**TASK MATERIAL:**
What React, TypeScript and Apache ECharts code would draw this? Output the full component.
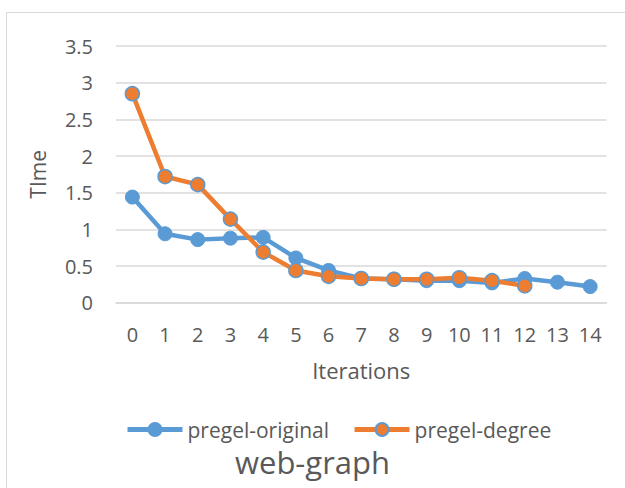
==
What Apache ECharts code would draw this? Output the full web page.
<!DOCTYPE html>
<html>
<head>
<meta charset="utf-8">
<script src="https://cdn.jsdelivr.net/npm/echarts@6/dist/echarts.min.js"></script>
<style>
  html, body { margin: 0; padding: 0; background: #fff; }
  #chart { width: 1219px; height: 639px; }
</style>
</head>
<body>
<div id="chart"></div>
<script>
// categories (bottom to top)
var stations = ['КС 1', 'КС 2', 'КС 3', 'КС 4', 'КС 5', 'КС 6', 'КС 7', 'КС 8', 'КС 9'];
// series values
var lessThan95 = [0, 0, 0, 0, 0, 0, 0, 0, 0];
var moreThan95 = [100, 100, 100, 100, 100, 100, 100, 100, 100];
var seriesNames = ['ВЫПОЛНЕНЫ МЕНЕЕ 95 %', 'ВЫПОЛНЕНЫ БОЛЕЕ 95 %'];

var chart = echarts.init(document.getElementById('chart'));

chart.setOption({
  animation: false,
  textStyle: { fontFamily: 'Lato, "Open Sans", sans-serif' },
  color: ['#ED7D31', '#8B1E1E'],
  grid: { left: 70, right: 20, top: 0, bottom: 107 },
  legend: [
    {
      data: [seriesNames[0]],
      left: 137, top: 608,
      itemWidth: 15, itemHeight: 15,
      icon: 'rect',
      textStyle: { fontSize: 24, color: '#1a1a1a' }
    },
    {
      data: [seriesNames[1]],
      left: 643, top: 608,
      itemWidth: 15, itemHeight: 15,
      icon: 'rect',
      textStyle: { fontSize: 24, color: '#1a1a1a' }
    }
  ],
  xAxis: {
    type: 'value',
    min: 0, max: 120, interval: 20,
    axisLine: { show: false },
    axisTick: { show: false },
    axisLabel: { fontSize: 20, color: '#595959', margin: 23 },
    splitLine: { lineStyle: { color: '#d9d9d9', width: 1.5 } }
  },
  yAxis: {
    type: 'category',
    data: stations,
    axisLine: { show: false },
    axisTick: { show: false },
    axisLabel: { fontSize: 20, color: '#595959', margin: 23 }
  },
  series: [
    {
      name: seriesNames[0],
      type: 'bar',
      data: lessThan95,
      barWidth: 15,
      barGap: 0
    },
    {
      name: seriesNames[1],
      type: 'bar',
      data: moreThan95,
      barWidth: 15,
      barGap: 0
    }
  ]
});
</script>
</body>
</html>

**PROBLEM TO WORK ON:** Return each line where "would" shows up.

**EXERCISE RESPONSE:**
What React, TypeScript and Apache ECharts code would draw this? Output the full component.
What Apache ECharts code would draw this? Output the full web page.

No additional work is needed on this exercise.